Simply put, the problem is very ill-conditioned and is neither forward or backwards stable. We will show this by means of a geometric argument.

Instead of thinking in terms of a linear system, just imagine this as finding the intersection point of two lines in the implicit form Ax+By+C=0. This is very similar to the point-normal form in that (A,B) is the normal to the line, C is basically the distance along this normal to the line, and (x,y) is a point on the line. Solving the system of two of these line equations for (x,y) results in the intersection point of the lines. If the det of the matrix formed by A and B equals zero then it is singular, the lines are parallel, the lines do not intersect, and the system is unsolvable. In this scenario, instability is quite easy to show.

First, the easiest to show is forward instability. This means that a slight perturbation in the inputs (A,B,C) results in a radical change in the intersection point. Geometrically, this means that if I move or rotate one of the lines only slightly, the intersection point will jump wildly. Imagine two lines that are exactly parallel and very close to each other. The lines do not intersect so their intersection point is considered "at infinity", but if we only rotate one of the lines a little, suddenly there can be an intersection point. We have gone from "infinite" to "quite close" with only a small perturbation in the inputs! This is VERY forward instable.

Now to show that it is backwards unstable we must show that a radical change in the inputs can result in the same intersection point. At first this seems almost surely in contradiction with the forward instability argument - not really. Previously, we showed that when we have a configuration of lines near the singular case (parallel lines), we can have a VERY different resulting intersection point from only a small movement in the lines. We are now showing that major changes in line orientations can result in the same intersection point. This was is also quite clear since there are surely an infinite pair of lines that intersect at a common point. Imagine the lines radiating out from this common point in a radial pattern. This would suggest that any amount of alteration in the inputs can result in the same output! One way to illustrate this using the equations is as follows:

If we are given the system of equations in the following form:

Ax=B  A=[A1 B1]  B=[C1] 
        [A2 B2]    [C2]

where x is the intersection point that we are solving for.

If we keep x fixed, choose an arbitrary A, and always choose B as Ax. Then almost ANY choice of A will result in a system that has x as its intersection point. This amounts to nothing more than finding the entire set of lines that intersect at a common point.

To answer the question directly from the equations used in Cramer's Rule:

det(A) = A1*B2 - B1*A2

x = [ (B2*C1 - B1*C2) / det(A) ] [ (-A2*C1 + A1*C2) / det(A) ]

From this alone, we can see that when the lines are near parallel the det(A) is nearly zero and the system is nearly singular.
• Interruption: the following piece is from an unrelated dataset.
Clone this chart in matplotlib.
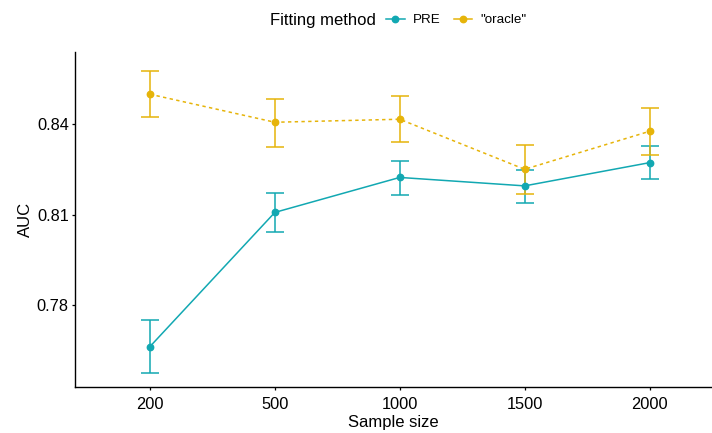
import matplotlib.pyplot as plt
from matplotlib.lines import Line2D

plt.rcParams['font.family'] = ['Liberation Sans', 'DejaVu Sans']

sample_sizes = ['200', '500', '1000', '1500', '2000']

pre_auc = [0.7662, 0.8107, 0.8223, 0.8195, 0.8272]
pre_low = [0.7576, 0.8042, 0.8166, 0.8139, 0.8217]
pre_high = [0.7750, 0.8170, 0.8278, 0.8249, 0.8327]

oracle_auc = [0.8499, 0.8406, 0.8416, 0.8250, 0.8376]
oracle_low = [0.8423, 0.8325, 0.8339, 0.8168, 0.8298]
oracle_high = [0.8576, 0.8484, 0.8494, 0.8331, 0.8453]

col_pre = '#12A8B2'
col_oracle = '#E6B40A'

fig = plt.figure(figsize=(7.12, 4.33), dpi=100)
ax = fig.add_axes([75 / 712, 1 - 387 / 433, 1 - 75 / 712, (387 - 52) / 433])

x = list(range(len(sample_sizes)))

def draw(vals, lo, hi, color, ls):
    err = [[v - l for v, l in zip(vals, lo)], [h - v for v, h in zip(vals, hi)]]
    ax.errorbar(x, vals, yerr=err, fmt='none', ecolor=color, elinewidth=1.1,
                capsize=6.8, capthick=1.1, zorder=2)
    ax.plot(x, vals, color=color, linestyle=ls, linewidth=1.1, marker='o',
            markersize=4.6, zorder=3)

draw(pre_auc, pre_low, pre_high, col_pre, '-')
draw(oracle_auc, oracle_low, oracle_high, col_oracle, (0, (2.2, 2.2)))

ax.set_xlim(-0.6, 4.5)
ax.set_ylim(0.7528, 0.8639)
ax.set_xticks(x)
ax.set_xticklabels(sample_sizes)
ax.set_yticks([0.78, 0.81, 0.84])
ax.set_yticklabels(['0.78', '0.81', '0.84'])
ax.tick_params(axis='x', pad=5)
ax.tick_params(labelsize=11.8, colors='black', length=2.5, width=0.9)
ax.tick_params(axis='y', pad=2)
ax.set_xlabel('Sample size', fontsize=12, labelpad=2)
ax.set_ylabel('AUC', fontsize=12, labelpad=3)
ax.spines['top'].set_visible(False)
ax.spines['right'].set_visible(False)
for s in ['left', 'bottom']:
    ax.spines[s].set_linewidth(1.0)

# legend on top
fig.text(270 / 712, 1 - 20 / 433, 'Fitting method', fontsize=12, va='center', ha='left')
handles = [Line2D([], [], color=col_pre, marker='o', markersize=4.6, linewidth=1.1),
           Line2D([], [], color=col_oracle, marker='o', markersize=4.6, linewidth=1.1)]
fig.legend(handles, ['PRE', '"oracle"'], ncol=2, frameon=False, fontsize=9.6,
           loc='center left', bbox_to_anchor=(374 / 712, 1 - 20 / 433),
           handlelength=1.4, handletextpad=0.6, columnspacing=1.0)

plt.savefig('out.png', dpi=100)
When det(A) is near zero, there is a high potential of error in the form of "catastrophic cancellation" in the subtraction of two very similar values (A1*B2 is almost equal to B1*A2). The det(A) therefore has a high potential for error and is then divided into other values for the computation of x. The small value can have a dramatic effect on the resulting x (dividing a very small number into a larger number - possibly approaches infinity).
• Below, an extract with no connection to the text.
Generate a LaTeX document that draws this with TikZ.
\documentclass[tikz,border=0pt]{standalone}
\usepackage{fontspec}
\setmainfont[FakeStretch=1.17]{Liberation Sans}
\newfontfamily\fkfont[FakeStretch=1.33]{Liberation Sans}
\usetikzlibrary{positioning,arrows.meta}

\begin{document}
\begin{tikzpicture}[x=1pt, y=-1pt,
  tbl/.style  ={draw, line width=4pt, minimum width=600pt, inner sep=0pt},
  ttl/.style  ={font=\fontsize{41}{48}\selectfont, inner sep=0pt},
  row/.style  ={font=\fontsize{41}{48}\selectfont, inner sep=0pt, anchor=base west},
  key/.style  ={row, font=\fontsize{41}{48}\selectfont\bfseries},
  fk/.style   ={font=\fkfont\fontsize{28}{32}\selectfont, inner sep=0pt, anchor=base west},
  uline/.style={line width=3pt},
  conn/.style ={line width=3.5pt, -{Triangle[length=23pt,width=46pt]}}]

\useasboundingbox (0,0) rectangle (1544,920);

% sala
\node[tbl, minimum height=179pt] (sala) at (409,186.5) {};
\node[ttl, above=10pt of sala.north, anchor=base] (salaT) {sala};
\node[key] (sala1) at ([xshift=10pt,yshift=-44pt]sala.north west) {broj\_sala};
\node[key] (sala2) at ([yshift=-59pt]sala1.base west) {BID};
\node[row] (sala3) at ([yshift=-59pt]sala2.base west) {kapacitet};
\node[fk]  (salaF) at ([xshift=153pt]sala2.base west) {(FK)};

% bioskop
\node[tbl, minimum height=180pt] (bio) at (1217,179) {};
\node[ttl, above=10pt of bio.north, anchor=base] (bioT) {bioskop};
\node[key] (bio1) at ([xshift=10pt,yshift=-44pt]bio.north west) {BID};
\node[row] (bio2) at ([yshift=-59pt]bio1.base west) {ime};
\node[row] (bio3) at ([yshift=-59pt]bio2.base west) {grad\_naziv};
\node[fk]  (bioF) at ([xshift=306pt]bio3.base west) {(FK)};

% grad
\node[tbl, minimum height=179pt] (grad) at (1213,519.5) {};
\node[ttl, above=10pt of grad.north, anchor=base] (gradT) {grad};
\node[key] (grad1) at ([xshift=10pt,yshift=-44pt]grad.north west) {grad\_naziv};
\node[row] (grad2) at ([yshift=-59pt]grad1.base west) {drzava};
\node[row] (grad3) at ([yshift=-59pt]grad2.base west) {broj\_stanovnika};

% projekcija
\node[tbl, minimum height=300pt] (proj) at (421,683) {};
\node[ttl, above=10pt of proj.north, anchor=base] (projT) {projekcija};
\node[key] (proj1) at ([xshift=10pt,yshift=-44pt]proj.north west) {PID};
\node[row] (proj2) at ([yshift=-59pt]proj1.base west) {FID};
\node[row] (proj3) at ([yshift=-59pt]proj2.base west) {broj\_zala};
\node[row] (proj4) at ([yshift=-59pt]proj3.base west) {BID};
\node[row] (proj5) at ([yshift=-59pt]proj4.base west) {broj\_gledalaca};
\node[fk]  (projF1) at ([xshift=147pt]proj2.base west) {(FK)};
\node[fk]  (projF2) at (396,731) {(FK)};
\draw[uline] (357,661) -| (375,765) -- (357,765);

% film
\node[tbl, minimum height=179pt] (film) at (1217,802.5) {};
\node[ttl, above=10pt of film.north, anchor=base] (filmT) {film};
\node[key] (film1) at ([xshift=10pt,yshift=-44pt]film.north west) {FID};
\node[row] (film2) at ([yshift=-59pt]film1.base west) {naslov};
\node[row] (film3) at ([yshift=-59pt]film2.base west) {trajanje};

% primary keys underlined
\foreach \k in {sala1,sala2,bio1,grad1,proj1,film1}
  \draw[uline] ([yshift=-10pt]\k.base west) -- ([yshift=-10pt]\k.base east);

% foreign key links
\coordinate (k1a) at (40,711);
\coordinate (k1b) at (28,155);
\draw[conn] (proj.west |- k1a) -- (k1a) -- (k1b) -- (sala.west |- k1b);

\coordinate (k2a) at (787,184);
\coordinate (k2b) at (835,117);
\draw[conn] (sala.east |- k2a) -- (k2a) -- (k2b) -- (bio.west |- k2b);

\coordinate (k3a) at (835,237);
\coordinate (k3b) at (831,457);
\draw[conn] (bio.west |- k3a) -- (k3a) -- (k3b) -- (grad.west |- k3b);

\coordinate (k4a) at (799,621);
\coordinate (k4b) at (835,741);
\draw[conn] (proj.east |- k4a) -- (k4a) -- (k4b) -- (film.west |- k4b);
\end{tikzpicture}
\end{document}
We can look at this result in yet another way. In forward instability, a slight change in the domain of a function results in a large change in the range. In backwards instability, a slight change in the range can come from a large change in the domain. What does this mean to us? Simply put, our domain is the set of line configurations (inputs of line equation coefficients) and the range of our system is the possible intersection points of the given lines. We have suggested that the system is forward unstable because a slight change in the configuration of the lines can result in a large difference in the intersection point, and that the system is backwards unstable since large variations in the given line configurations can have the exact same intersection point.